Task goal =>
Starting at the first line of the data below, retype every line up to and including the one containing "const bottomTicks = [3, 5, 7, 9, 11];".

>> START

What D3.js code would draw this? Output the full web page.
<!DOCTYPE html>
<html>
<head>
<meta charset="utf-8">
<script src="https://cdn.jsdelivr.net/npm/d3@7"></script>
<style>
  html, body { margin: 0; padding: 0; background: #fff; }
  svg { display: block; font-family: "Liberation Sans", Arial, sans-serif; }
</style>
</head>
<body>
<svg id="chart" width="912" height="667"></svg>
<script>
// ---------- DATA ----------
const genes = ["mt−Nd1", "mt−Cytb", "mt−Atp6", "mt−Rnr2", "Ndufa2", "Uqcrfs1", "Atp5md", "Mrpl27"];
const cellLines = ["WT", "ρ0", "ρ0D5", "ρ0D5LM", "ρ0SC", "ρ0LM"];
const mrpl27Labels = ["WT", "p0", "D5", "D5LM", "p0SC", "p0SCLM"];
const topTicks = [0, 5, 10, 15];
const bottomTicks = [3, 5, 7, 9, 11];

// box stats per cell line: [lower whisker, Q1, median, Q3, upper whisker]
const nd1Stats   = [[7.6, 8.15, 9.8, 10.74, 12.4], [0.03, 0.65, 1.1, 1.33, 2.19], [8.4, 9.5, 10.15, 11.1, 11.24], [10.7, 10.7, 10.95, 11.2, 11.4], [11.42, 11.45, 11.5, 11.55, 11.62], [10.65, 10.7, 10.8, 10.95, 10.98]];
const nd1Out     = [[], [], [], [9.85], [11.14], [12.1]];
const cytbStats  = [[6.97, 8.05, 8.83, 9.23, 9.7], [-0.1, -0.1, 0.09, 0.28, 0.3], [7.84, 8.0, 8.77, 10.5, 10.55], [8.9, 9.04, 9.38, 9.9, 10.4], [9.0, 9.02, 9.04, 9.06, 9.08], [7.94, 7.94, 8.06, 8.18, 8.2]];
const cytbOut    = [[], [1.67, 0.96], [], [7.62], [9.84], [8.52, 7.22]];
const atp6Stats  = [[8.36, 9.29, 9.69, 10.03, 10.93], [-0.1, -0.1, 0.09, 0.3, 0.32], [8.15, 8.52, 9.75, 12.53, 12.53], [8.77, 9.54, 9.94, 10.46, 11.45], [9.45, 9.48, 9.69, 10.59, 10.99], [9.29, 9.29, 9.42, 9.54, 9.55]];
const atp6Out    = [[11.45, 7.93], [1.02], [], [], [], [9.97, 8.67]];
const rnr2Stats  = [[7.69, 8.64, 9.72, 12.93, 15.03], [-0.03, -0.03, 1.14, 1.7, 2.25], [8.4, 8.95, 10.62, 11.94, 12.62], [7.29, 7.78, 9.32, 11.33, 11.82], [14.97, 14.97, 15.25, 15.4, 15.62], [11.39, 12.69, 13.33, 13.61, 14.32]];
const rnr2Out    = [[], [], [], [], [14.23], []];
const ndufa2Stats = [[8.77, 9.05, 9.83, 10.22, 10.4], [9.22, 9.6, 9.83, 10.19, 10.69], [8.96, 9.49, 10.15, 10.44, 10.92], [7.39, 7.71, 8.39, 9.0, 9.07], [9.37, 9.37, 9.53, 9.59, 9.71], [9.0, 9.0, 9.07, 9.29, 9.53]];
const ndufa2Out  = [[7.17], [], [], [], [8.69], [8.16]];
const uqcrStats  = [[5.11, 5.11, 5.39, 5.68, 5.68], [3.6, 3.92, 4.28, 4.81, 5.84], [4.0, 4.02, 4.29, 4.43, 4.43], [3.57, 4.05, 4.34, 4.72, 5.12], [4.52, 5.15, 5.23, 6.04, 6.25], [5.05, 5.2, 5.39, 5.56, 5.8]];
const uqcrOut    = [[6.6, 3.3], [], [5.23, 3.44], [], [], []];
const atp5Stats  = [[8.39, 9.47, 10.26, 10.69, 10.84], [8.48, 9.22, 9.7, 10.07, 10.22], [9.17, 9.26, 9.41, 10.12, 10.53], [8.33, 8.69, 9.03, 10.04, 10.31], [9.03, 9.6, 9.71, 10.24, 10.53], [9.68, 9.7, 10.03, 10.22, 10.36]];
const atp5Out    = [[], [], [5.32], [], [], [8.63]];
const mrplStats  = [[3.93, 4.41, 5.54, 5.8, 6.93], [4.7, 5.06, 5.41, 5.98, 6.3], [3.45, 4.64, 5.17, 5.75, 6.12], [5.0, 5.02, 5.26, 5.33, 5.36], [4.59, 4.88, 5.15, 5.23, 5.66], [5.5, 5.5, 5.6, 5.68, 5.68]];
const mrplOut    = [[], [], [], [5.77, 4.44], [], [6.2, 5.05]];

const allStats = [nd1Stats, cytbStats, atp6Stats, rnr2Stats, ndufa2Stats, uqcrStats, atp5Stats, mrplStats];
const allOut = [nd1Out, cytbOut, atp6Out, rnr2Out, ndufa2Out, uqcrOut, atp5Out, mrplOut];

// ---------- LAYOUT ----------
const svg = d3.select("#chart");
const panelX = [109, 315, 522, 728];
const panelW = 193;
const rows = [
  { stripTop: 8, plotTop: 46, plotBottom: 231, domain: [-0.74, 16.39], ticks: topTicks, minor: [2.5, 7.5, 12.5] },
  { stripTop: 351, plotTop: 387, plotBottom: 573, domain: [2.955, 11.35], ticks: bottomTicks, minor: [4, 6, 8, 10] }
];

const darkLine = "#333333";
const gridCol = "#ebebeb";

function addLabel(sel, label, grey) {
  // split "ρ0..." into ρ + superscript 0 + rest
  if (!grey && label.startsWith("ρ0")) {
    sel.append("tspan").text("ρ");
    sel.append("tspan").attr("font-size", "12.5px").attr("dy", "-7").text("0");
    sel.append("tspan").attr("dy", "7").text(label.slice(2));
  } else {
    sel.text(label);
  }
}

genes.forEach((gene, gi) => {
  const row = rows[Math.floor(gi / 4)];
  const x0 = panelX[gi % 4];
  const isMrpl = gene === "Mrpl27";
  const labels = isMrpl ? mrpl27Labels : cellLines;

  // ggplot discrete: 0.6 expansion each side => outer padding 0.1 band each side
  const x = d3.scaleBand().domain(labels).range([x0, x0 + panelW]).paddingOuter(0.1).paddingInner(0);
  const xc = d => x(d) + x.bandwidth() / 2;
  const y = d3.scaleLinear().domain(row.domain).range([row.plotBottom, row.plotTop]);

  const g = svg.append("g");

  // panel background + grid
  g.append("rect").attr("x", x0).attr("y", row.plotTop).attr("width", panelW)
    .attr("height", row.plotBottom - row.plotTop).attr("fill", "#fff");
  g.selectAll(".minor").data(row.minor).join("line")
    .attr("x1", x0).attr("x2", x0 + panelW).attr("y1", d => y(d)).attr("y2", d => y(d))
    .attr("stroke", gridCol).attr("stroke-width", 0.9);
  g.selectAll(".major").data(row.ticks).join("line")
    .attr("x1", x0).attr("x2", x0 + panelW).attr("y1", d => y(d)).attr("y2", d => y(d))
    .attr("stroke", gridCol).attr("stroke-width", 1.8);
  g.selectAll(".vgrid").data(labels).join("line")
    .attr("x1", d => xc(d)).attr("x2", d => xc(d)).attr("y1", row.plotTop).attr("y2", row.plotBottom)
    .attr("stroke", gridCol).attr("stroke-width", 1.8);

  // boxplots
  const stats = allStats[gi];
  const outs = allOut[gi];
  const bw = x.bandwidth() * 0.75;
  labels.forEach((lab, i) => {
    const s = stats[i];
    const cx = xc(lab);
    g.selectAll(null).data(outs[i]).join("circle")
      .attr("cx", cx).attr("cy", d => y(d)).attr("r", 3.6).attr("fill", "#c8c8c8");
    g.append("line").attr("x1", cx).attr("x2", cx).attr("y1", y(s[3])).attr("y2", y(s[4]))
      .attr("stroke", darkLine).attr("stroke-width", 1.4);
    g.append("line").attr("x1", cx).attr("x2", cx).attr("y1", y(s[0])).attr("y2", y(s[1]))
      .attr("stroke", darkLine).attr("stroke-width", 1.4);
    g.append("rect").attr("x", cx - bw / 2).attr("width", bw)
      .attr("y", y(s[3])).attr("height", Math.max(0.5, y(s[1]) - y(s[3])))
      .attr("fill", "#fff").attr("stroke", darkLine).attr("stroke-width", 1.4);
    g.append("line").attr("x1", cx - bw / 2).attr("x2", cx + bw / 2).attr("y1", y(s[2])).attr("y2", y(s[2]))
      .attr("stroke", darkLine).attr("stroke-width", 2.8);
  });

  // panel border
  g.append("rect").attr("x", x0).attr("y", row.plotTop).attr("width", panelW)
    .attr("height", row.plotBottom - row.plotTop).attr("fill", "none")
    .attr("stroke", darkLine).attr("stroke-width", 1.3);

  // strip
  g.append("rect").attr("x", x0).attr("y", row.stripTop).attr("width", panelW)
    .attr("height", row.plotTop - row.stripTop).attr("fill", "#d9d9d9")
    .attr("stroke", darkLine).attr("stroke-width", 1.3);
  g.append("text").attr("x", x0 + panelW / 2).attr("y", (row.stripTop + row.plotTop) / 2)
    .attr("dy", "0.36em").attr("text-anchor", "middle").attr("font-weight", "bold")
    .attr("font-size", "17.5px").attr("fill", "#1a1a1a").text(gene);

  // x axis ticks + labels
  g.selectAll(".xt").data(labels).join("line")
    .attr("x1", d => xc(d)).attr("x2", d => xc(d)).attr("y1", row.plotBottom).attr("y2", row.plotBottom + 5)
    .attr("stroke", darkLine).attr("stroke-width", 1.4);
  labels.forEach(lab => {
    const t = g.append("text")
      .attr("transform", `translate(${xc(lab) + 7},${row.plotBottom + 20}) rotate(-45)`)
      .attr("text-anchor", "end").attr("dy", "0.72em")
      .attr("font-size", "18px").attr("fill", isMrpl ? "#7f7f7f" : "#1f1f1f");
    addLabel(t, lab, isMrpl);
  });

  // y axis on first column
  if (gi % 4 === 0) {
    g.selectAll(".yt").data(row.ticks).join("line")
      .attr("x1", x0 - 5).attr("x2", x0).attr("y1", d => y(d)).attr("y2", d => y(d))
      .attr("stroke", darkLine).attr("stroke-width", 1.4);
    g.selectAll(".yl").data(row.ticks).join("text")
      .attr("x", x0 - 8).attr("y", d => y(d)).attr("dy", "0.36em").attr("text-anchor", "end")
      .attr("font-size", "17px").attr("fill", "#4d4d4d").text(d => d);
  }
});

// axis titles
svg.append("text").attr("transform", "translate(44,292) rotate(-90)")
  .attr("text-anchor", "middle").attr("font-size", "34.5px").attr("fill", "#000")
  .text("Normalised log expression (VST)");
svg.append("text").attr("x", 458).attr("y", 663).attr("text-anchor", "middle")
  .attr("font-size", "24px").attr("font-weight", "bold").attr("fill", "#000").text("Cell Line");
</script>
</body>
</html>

>> END

The reply =>
What D3.js code would draw this? Output the full web page.
<!DOCTYPE html>
<html>
<head>
<meta charset="utf-8">
<script src="https://cdn.jsdelivr.net/npm/d3@7"></script>
<style>
  html, body { margin: 0; padding: 0; background: #fff; }
  svg { display: block; font-family: "Liberation Sans", Arial, sans-serif; }
</style>
</head>
<body>
<svg id="chart" width="912" height="667"></svg>
<script>
// ---------- DATA ----------
const genes = ["mt−Nd1", "mt−Cytb", "mt−Atp6", "mt−Rnr2", "Ndufa2", "Uqcrfs1", "Atp5md", "Mrpl27"];
const cellLines = ["WT", "ρ0", "ρ0D5", "ρ0D5LM", "ρ0SC", "ρ0LM"];
const mrpl27Labels = ["WT", "p0", "D5", "D5LM", "p0SC", "p0SCLM"];
const topTicks = [0, 5, 10, 15];
const bottomTicks = [3, 5, 7, 9, 11];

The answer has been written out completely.